今回は詩の流れ方に注目してみる。(便宜上すべてひらがなで表記した。)

かはたれの
そらのながめの
わがこしかたの
さみしさよ(わが)
さみしさよ

そのそらの(その)
わたりどり
ひろびろと
よをひろびろと
いづこともなし

かはたれの
そらのながめの(わが)
さみしさよ
わがこしかたの
さみしさよ

※()内は対旋律的に歌われている歌詞

全体としては、第1連→第2連→第1連という構成で使われている。

注目したいのは、第1連での「さみしさよ」という言葉の繰り返し方や、第2連での「ひろびろと」という言葉の繰り返し方である。この曲の場合、同じ言葉をニ度繰り返すときのダイナミクスに規則性があるので、歌う時には十分気をつけたい。

曲についての補足

最後にほんの少しだけ楽典的な部分も書いておきたい。

音楽用語

まず、Aのところに書かれている音楽用語は、速度標語の”Larghetto”(ラルゲット)。意味は「Largoよりやや速く」である。

Largoは速度標語として「ゆるやかに」といった訳があてられることが多いが、イタリア語の意味としては「幅が広い」というような意味である。

Largoの「ひろびろと」した雰囲気を保ちながら旋律の横の流れも大切にした演奏が望まれるのではないかと思う。

*このあたりについてこちらのブログに非常に詳しく書かれていたのでリンクを貼らせて頂く。


tomo110td5.blog.jp

表現について

曲全体を通してダイナミクスの変化がかなり多く、特に「短いcresc・dim」が多用されているのが特徴的である。
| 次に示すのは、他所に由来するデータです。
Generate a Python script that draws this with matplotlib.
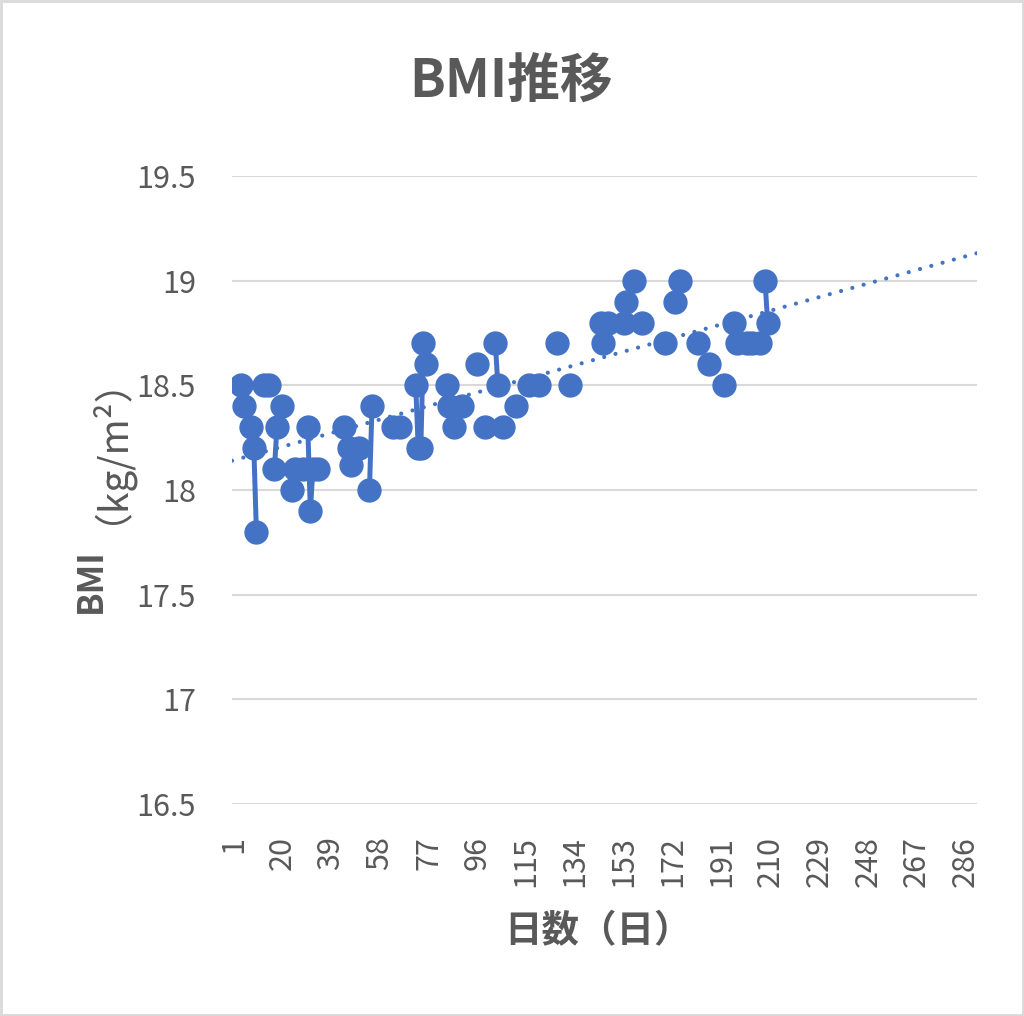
import numpy as np
import matplotlib
matplotlib.use("Agg")
import matplotlib.pyplot as plt
from matplotlib.patches import Rectangle

plt.rcParams['font.family'] = ['Noto Sans CJK JP', 'DejaVu Sans']

# measured days (day number) and BMI values; days without a measurement are gaps
days = [4, 5, 8, 9, 10, 13, 15, 17, 18, 20, 24, 25, 28, 30, 31, 32, 34,
        44, 46, 47, 50, 54, 55, 63, 66, 72, 73, 74, 75, 76,
        84, 85, 87, 90, 96, 99, 103, 104, 106, 111, 116, 120, 127, 132,
        144, 145, 147, 153, 154, 157, 160, 169, 173, 175,
        182, 186, 192, 196, 197, 201, 203, 206, 208, 209]
bmi = [18.5, 18.4, 18.3, 18.2, 17.8, 18.5, 18.5, 18.1, 18.3, 18.4, 18.0, 18.1, 18.1, 18.3, 17.9, 18.1, 18.1,
       18.3, 18.2, 18.12, 18.2, 18.0, 18.4, 18.3, 18.3, 18.5, 18.2, 18.2, 18.7, 18.6,
       18.5, 18.4, 18.3, 18.4, 18.6, 18.3, 18.7, 18.5, 18.3, 18.4, 18.5, 18.5, 18.7, 18.5,
       18.8, 18.7, 18.8, 18.8, 18.9, 19.0, 18.8, 18.7, 18.9, 19.0,
       18.7, 18.6, 18.5, 18.8, 18.7, 18.7, 18.7, 18.7, 19.0, 18.8]
n_days = 290
xticks = list(range(1, n_days + 1, 19))
yticks = [16.5, 17, 17.5, 18, 18.5, 19, 19.5]

blue = '#4472C4'
gray = '#595959'

# full series with NaN for missing days, so the line breaks like Excel gaps
x = np.arange(1, n_days + 1)
y = np.full(n_days, np.nan)
y[np.array(days) - 1] = bmi

fig = plt.figure(figsize=(10.24, 10.16), dpi=100)
ax = fig.add_axes([232 / 1024, 1 - 804 / 1016, 745 / 1024, 628 / 1016])

ax.plot(x, y, color=blue, lw=3.6, marker='o', ms=16.5, zorder=3)

# linear trend line over the whole axis
coef = np.polyfit(days, bmi, 1)
xt = np.array([0.5, n_days + 0.5])
ax.plot(xt, np.polyval(coef, xt), color=blue, lw=3.0,
        linestyle=(0, (0.01, 2.8)), dash_capstyle='round', zorder=4)

ax.set_xlim(0.5, n_days + 0.5)
ax.set_ylim(16.5, 19.5)
ax.set_yticks(yticks)
ax.set_yticklabels(['16.5', '17', '17.5', '18', '18.5', '19', '19.5'])
ax.set_xticks(xticks)
ax.set_xticklabels([str(t) for t in xticks], rotation=90)
ax.tick_params(axis='both', length=0, labelsize=22, colors=gray)
ax.tick_params(axis='y', pad=26)
ax.tick_params(axis='x', pad=23)
ax.grid(axis='y', color='#D9D9D9', lw=1.5)
ax.set_axisbelow(True)
for s in ax.spines.values():
    s.set_visible(False)

fig.text(511 / 1024, 1 - 82 / 1016, 'BMI推移', ha='center', va='center',
         fontsize=38, fontweight='bold', color=gray)
fig.text(598 / 1024, 1 - 931 / 1016, '日数（日）', ha='center', va='center',
         fontsize=27, fontweight='bold', color=gray)
fig.text(101 / 1024, 1 - 613 / 1016, 'BMI', rotation=90, rotation_mode='anchor',
         ha='left', va='baseline', fontsize=25, fontweight='bold', color=gray)
fig.text(101 / 1024, 1 - 524 / 1016, '（kg/m²）', rotation=90, rotation_mode='anchor',
         ha='left', va='baseline', fontsize=28, color=gray)

fig.patches.append(Rectangle((0.001, 0.001), 0.998, 0.998, transform=fig.transFigure,
                             fill=False, edgecolor='#D9D9D9', lw=2))

fig.savefig('out.png', dpi=100)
また、言葉の区切れでスラーが切れるように書かれているのも重要なポイントではないだろうか。

詩からは物悲しさを感じるが、曲はAメジャーで終始明るめに進行していくのであまり暗くなりすぎないほうがいいだろう。

 

以上で、無伴奏男声合唱曲集「じゆびれえしよん」より『独唱』の解説を終わる。